TASK GOAL -> Transcribe every line exactly. Leave the pictures behind.

GIVEN MATERIAL ->

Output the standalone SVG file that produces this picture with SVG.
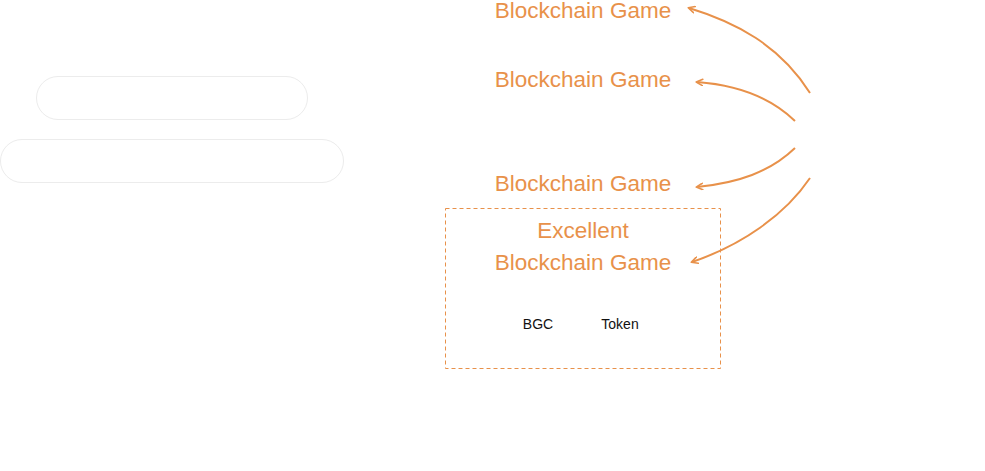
<svg xmlns="http://www.w3.org/2000/svg" width="985" height="471" viewBox="0 0 985 471">
<defs>
<style>
.pill{fill:#fff;stroke:#ececec;stroke-width:1}
.lbl{font-family:"Liberation Sans",Arial,sans-serif;font-size:22.5px;fill:#E8914A;text-anchor:middle}
.sm{font-family:"Liberation Sans",Arial,sans-serif;font-size:14px;fill:#111;text-anchor:middle}
.conn{fill:none;stroke:#E8914A;stroke-width:2}
</style>
<marker id="ah" viewBox="0 0 10 10" refX="8" refY="5" markerWidth="8" markerHeight="8" markerUnits="userSpaceOnUse" orient="auto">
<path d="M1,1 L9,5 L1,9" fill="none" stroke="#E8914A" stroke-width="2" stroke-linejoin="round" stroke-linecap="round"/>
</marker>
</defs>
<rect width="985" height="471" fill="#fff"/>
<g id="pill1"><rect class="pill" x="36.5" y="76.5" width="271" height="43" rx="21.5"/></g>
<g id="pill2"><rect class="pill" x="0.5" y="139.5" width="343" height="43" rx="21.5"/></g>
<g id="game1"><text class="lbl" x="583" y="18">Blockchain Game</text></g>
<g id="game2"><text class="lbl" x="583" y="87">Blockchain Game</text></g>
<g id="game3"><text class="lbl" x="583" y="191">Blockchain Game</text></g>
<g id="excellent">
<rect x="445.5" y="208.5" width="275" height="160" fill="none" stroke="#E8914A" stroke-width="1" stroke-dasharray="4,3"/>
<text class="lbl" x="583" y="238">Excellent</text>
<text class="lbl" x="583" y="270">Blockchain Game</text>
<text class="sm" x="538" y="329">BGC</text>
<text class="sm" x="620" y="329">Token</text>
</g>
<g id="connectors">
<path class="conn" marker-end="url(#ah)" d="M810,93 C780,45 735,22 689,8"/>
<path class="conn" marker-end="url(#ah)" d="M795,121 C770,97 738,85 697,82"/>
<path class="conn" marker-end="url(#ah)" d="M795,148 C770,172 738,183 697,187"/>
<path class="conn" marker-end="url(#ah)" d="M810,178 C785,215 742,245 692,262"/>
</g>
</svg>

OUTPUT BELOW ->
Output the standalone SVG file that produces this picture with SVG.
<svg xmlns="http://www.w3.org/2000/svg" width="985" height="471" viewBox="0 0 985 471">
<defs>
<style>
.pill{fill:#fff;stroke:#ececec;stroke-width:1}
.lbl{font-family:"Liberation Sans",Arial,sans-serif;font-size:22.5px;fill:#E8914A;text-anchor:middle}
.sm{font-family:"Liberation Sans",Arial,sans-serif;font-size:14px;fill:#111;text-anchor:middle}
.conn{fill:none;stroke:#E8914A;stroke-width:2}
</style>
<marker id="ah" viewBox="0 0 10 10" refX="8" refY="5" markerWidth="8" markerHeight="8" markerUnits="userSpaceOnUse" orient="auto">
<path d="M1,1 L9,5 L1,9" fill="none" stroke="#E8914A" stroke-width="2" stroke-linejoin="round" stroke-linecap="round"/>
</marker>
</defs>
<rect width="985" height="471" fill="#fff"/>
<g id="pill1"><rect class="pill" x="36.5" y="76.5" width="271" height="43" rx="21.5"/></g>
<g id="pill2"><rect class="pill" x="0.5" y="139.5" width="343" height="43" rx="21.5"/></g>
<g id="game1"><text class="lbl" x="583" y="18">Blockchain Game</text></g>
<g id="game2"><text class="lbl" x="583" y="87">Blockchain Game</text></g>
<g id="game3"><text class="lbl" x="583" y="191">Blockchain Game</text></g>
<g id="excellent">
<rect x="445.5" y="208.5" width="275" height="160" fill="none" stroke="#E8914A" stroke-width="1" stroke-dasharray="4,3"/>
<text class="lbl" x="583" y="238">Excellent</text>
<text class="lbl" x="583" y="270">Blockchain Game</text>
<text class="sm" x="538" y="329">BGC</text>
<text class="sm" x="620" y="329">Token</text>
</g>
<g id="connectors">
<path class="conn" marker-end="url(#ah)" d="M810,93 C780,45 735,22 689,8"/>
<path class="conn" marker-end="url(#ah)" d="M795,121 C770,97 738,85 697,82"/>
<path class="conn" marker-end="url(#ah)" d="M795,148 C770,172 738,183 697,187"/>
<path class="conn" marker-end="url(#ah)" d="M810,178 C785,215 742,245 692,262"/>
</g>
</svg>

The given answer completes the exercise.